Se a única ferramenta de que você dispõe é um martelo, torna-se tentador tratar tudo como um prego. A frase resume bem a chamada lei do instrumento, o viés cognitivo identificado pelo psicólogo Abraham Maslow que nos leva a superestimar os poderes das ferramentas que nos são familiares. Cientistas deveriam estar sempre atentos às vulnerabilidades do raciocínio humano e cuidar para não cair presa delas. Na prática, não é tão fácil.
Uma das grandes questões do momento é saber se será necessária uma quarta dose de vacina contra a Covid-19. Não são poucos os que acreditam que sim, pois há inúmeros trabalhos mostrando que anticorpos neutralizantes não duram muito mais do que alguns meses, o que nos condenaria a reforços periódicos. Uma interessantíssima reportagem publicada no New York Times, porém, mostra que as coisas podem não ser assim.
Trabalhos que avaliaram a imunidade celular, não só anticorpos, sugerem que a proteção vacinal pode durar anos. Não seria uma imunidade esterilizante, que nos impede de contrair a infecção, mas bastaria para prevenir quadros graves e morte provocados mesmo por diferentes cepas do Sars-CoV-2. A crer nessa teoria, populações mais vulneráveis, como idosos e imunossuprimidos, talvez necessitem de reforços, mas, para a maioria, três doses seriam suficientes.

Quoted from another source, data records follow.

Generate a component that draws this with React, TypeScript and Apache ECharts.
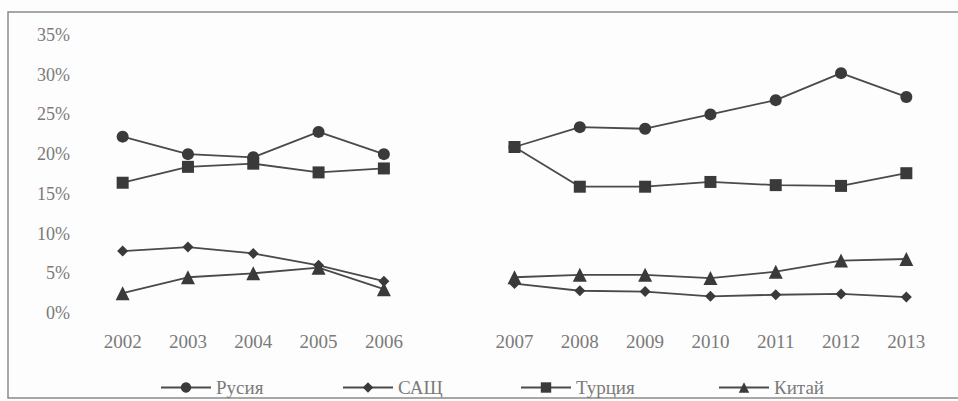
import React, { useEffect, useRef } from "react";
import * as echarts from "echarts";

const categories = ["2002", "2003", "2004", "2005", "2006", "", "2007", "2008", "2009", "2010", "2011", "2012", "2013"];
const russia = [22.2, 20.0, 19.6, 22.8, 20.0, null, 20.9, 23.4, 23.2, 25.0, 26.8, 30.2, 27.2];
const usa = [7.8, 8.3, 7.5, 6.0, 4.0, null, 3.7, 2.8, 2.7, 2.1, 2.3, 2.4, 2.0];
const turkey = [16.4, 18.4, 18.8, 17.7, 18.2, null, 20.9, 15.9, 15.9, 16.5, 16.1, 16.0, 17.6];
const china = [2.5, 4.5, 5.0, 5.7, 3.0, null, 4.5, 4.8, 4.8, 4.4, 5.2, 6.6, 6.8];
const seriesNames = ["Русия", "САЩ", "Турция", "Китай"];

export default function App() {
  const ref = useRef<HTMLDivElement>(null);
  useEffect(() => {
    if (!ref.current) return;
    const chart = echarts.init(ref.current, null, { renderer: "svg" });
    const font = "'Liberation Serif', 'Times New Roman', serif";
    const lineColor = "#4a4a4a";
    const mk = (name: string, data: (number | null)[], symbol: string, size: number) => ({
      name,
      type: "line",
      data,
      symbol,
      symbolSize: size,
      connectNulls: false,
      lineStyle: { color: lineColor, width: 1.8 },
      itemStyle: { color: "#3a3a3a" },
    });
    const legendPos = [155, 337, 515, 713];
    chart.setOption({
      animation: false,
      backgroundColor: "#fdfdfd",
      grid: { left: 90, right: 19, top: 35, bottom: 88 },
      xAxis: {
        type: "category",
        data: categories,
        boundaryGap: true,
        axisLine: { show: false },
        axisTick: { show: false },
        axisLabel: { color: "#7a7a7a", fontFamily: font, fontSize: 19, margin: 19, interval: 0 },
      },
      yAxis: {
        type: "value",
        min: 0,
        max: 35,
        interval: 5,
        splitLine: { show: false },
        axisLine: { show: false },
        axisTick: { show: false },
        axisLabel: { color: "#7a7a7a", fontFamily: font, fontSize: 18, margin: 20, formatter: "{value}%" },
      },
      legend: seriesNames.map((n, i) => ({
        data: [n],
        left: legendPos[i],
        top: 373,
        itemWidth: 50,
        itemHeight: 13,
        itemGap: 0,
        textStyle: { color: "#7a7a7a", fontFamily: font, fontSize: 19 },
      })),
      graphic: [
        {
          type: "rect",
          shape: { x: 8, y: 12, width: 960, height: 386 },
          style: { fill: "none", stroke: "#8a8a8a", lineWidth: 1.5 },
          silent: true,
        },
      ],
      series: [
        mk(seriesNames[0], russia, "circle", 12),
        mk(seriesNames[1], usa, "diamond", 11),
        mk(seriesNames[2], turkey, "rect", 12),
        mk(seriesNames[3], china, "triangle", 14),
      ],
    });
    return () => chart.dispose();
  }, []);
  return <div ref={ref} style={{ position: "fixed", left: 0, top: 0, width: 958, height: 401 }} />;
}
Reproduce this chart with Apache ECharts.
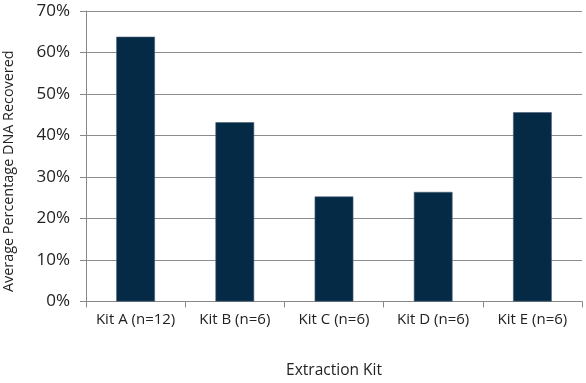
<!DOCTYPE html>
<html><head><meta charset="utf-8">
<script src="https://cdn.jsdelivr.net/npm/echarts@6/dist/echarts.min.js"></script>
<style>html,body{margin:0;padding:0;background:#fff}#c{width:586px;height:383px}</style>
</head><body><div id="c"></div>
<script>
const categories = ['Kit A (n=12)', 'Kit B (n=6)', 'Kit C (n=6)', 'Kit D (n=6)', 'Kit E (n=6)'];
const recovered = [0.638, 0.432, 0.253, 0.264, 0.456];
const chart = echarts.init(document.getElementById('c'), null, {renderer: 'canvas'});
const font = '"Open Sans", sans-serif';
chart.setOption({
  animation: false,
  grid: {left: 86, right: 4, top: 11, bottom: 81.5, containLabel: false, outerBoundsMode: 'none'},
  xAxis: {
    type: 'category', data: categories,
    name: 'Extraction Kit', nameLocation: 'middle', nameGap: 61,
    nameTextStyle: {fontFamily: font, fontSize: 15.5, color: '#222'},
    axisLine: {lineStyle: {color: '#888', width: 1}},
    axisTick: {show: true, length: 6, lineStyle: {color: '#888'}, alignWithLabel: false},
    axisLabel: {fontFamily: font, fontSize: 15, color: '#222', margin: 11, interval: 0, hideOverlap: false}
  },
  yAxis: {
    type: 'value', min: 0, max: 0.7, interval: 0.1,
    name: 'Average Percentage DNA Recovered', nameLocation: 'middle', nameGap: 70,
    nameTextStyle: {fontFamily: font, fontSize: 14.4, color: '#222', padding: [0, 30, 0, 0]},
    axisLine: {show: true, lineStyle: {color: '#888', width: 1}},
    axisTick: {show: true, length: 6, lineStyle: {color: '#888'}},
    axisLabel: {fontFamily: font, fontSize: 17, color: '#222', margin: 16,
      formatter: v => Math.round(v * 100) + '%'},
    splitLine: {lineStyle: {color: '#8c8c8c', width: 1}}
  },
  series: [{
    type: 'bar', data: recovered, barWidth: '39%',
    itemStyle: {color: '#052a46', borderColor: '#4a6076', borderWidth: 0.6}
  }]
});
</script></body></html>
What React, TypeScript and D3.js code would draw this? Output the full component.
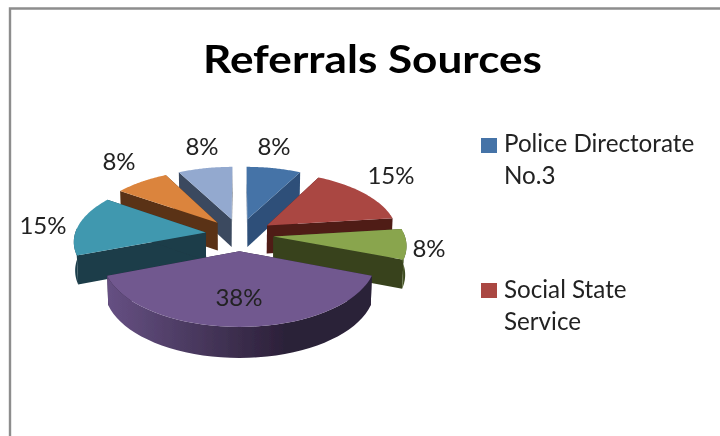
import React from "react";
import * as d3 from "d3";

const sources = ["Police Directorate No.3", "Social State Service", "Source 3", "Source 4", "Source 5", "Source 6", "Source 7"];
const counts = [1, 2, 1, 5, 2, 1, 1];
const topColors = ["#4573a7", "#aa4643", "#89a54e", "#71588f", "#4198af", "#db843d", "#93a9cf"];
const wallColors = ["#2e5079", "#4f1b18", "#38431f", "#2b2038", "#1b3c48", "#5a3316", "#3a485e"];
const rimLight = ["#3c6290", "#7a2f2c", "#55692e", "#665083", "#24505f", "#9a5a25", "#647590"];
const legendLines = [["Police Directorate", "No.3"], ["Social State", "Service"]];
const labelAnchors: [number, number][] = [[274, 155], [391, 184], [429, 257], [239, 306], [43, 234], [119, 170], [202, 155]];
const legendBaselines = [[152, 184], [298, 330]];
const legendSwatchY = [138, 283];

const CX = 239.5, CY = 234.5, RX = 131, RY = 62.2, K = 0.121, EXPLODE = 0.26, DEPTH = 28.3;

type P = [number, number];
const project = (X: number, Y: number, z: number): P => {
  const d = 1 + K * Y;
  return [CX + ((RX * X) / d) * (1 - z * 0.008), CY - (RY * Y) / d + (z * DEPTH) / (1 + 0.07 * Y)];
};
const lineGen = d3.line<P>().x((p) => p[0]).y((p) => p[1]);
const closed = (pts: P[]) => lineGen(pts)! + "Z";

export default function App() {
  const arcs = d3.pie<number>().sort(null).value((d) => d)(counts);
  const colorTop = d3.scaleOrdinal<number, string>().domain(d3.range(7)).range(topColors);

  const slices = arcs.map((a, i) => {
    const mid = (a.startAngle + a.endAngle) / 2;
    const ox = EXPLODE * Math.sin(mid), oy = EXPLODE * Math.cos(mid);
    const samples = d3.range(0, 41).map((t) => a.startAngle + ((a.endAngle - a.startAngle) * t) / 40);
    const rim = (z: number) => samples.map((t) => project(ox + Math.sin(t), oy + Math.cos(t), z));
    const apex = (z: number) => project(ox, oy, z);
    const top = closed([apex(0), ...rim(0)]);
    const cut = (t: number) => {
      const e = (z: number) => project(ox + Math.sin(t), oy + Math.cos(t), z);
      return closed([apex(0), e(0), e(1), apex(1)]);
    };
    const frontAngles = samples.filter((t) => Math.cos(t) < 0.08);
    const outerTop = frontAngles.map((t) => project(ox + Math.sin(t), oy + Math.cos(t), 0));
    const outerBot = frontAngles.map((t) => project(ox + Math.sin(t), oy + Math.cos(t), 1));
    const outer = outerTop.length > 1 ? closed([...outerTop, ...outerBot.reverse()]) : null;
    return { i, oy: oy + Math.cos(mid), top, cutA: cut(a.startAngle), cutB: cut(a.endAngle), outer };
  });
  const order = [...slices].sort((p, q) => q.oy - p.oy);

  return (
    <svg
      width={720}
      height={436}
      style={{ position: "absolute", left: 0, top: 0, background: "#fff" }}
      fontFamily="Lato, 'Open Sans', sans-serif"
    >
      <defs>
        {slices.map((s) => (
          <linearGradient key={s.i} id={`wall${s.i}`} x1="0" x2="1" y1="0" y2="0">
            <stop offset="0" stopColor={rimLight[s.i]} />
            <stop offset="0.68" stopColor={wallColors[s.i]} />
            <stop offset="1" stopColor={wallColors[s.i]} />
          </linearGradient>
        ))}
        <filter id="soft" x="-5%" y="-5%" width="110%" height="110%">
          <feGaussianBlur stdDeviation="0.45" />
        </filter>
      </defs>
      <g filter="url(#soft)">
        <path d="M10 436V8.5H720" fill="none" stroke="#8d8d8d" strokeWidth={2.4} />
        <text x={372.5} y={73} textAnchor="middle" fontSize={39} fontWeight={700} fill="#000" textLength={339} lengthAdjust="spacingAndGlyphs">
          Referrals Sources
        </text>
        {order.map((s) => (
          <g key={s.i}>
            <path d={s.cutA} fill={wallColors[s.i]} />
            <path d={s.cutB} fill={wallColors[s.i]} />
            {s.outer && <path d={s.outer} fill={`url(#wall${s.i})`} />}
            <path d={s.top} fill={colorTop(s.i)} />
          </g>
        ))}
        {arcs.map((a, i) => (
          <text key={i} x={labelAnchors[i][0]} y={labelAnchors[i][1]} textAnchor="middle" fontSize={24} fill="#222">
            {`${Math.round(((a.value as number) / d3.sum(counts)) * 100)}%`}
          </text>
        ))}
        {legendLines.map((lines, i) => (
          <g key={i}>
            <rect x={481} y={legendSwatchY[i]} width={16} height={15} fill={topColors[i]} />
            {lines.map((l, j) => (
              <text key={j} x={504} y={legendBaselines[i][j]} fontSize={24.2} fill="#222">
                {l}
              </text>
            ))}
          </g>
        ))}
      </g>
    </svg>
  );
}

Não há cientista na área que não esteja ciente das diferenças entre imunidade celular e humoral, e que a primeira tende a ser mais duradoura. Por que, então, se deu tanta atenção aos anticorpos? É aí que entra Maslow. Fazer pesquisas com anticorpos é fácil. Basta uma gota de sangue e kits de testes. O estudo de células T é bem mais difícil. Exige equipamentos e pessoal especializados e é muito mais caro. Se a sua verba de pesquisa só dá para os kits de anticorpos, é neles que você vai se fixar. Cientistas devem buscar a verdade, mas também precisam olhar para suas carreiras.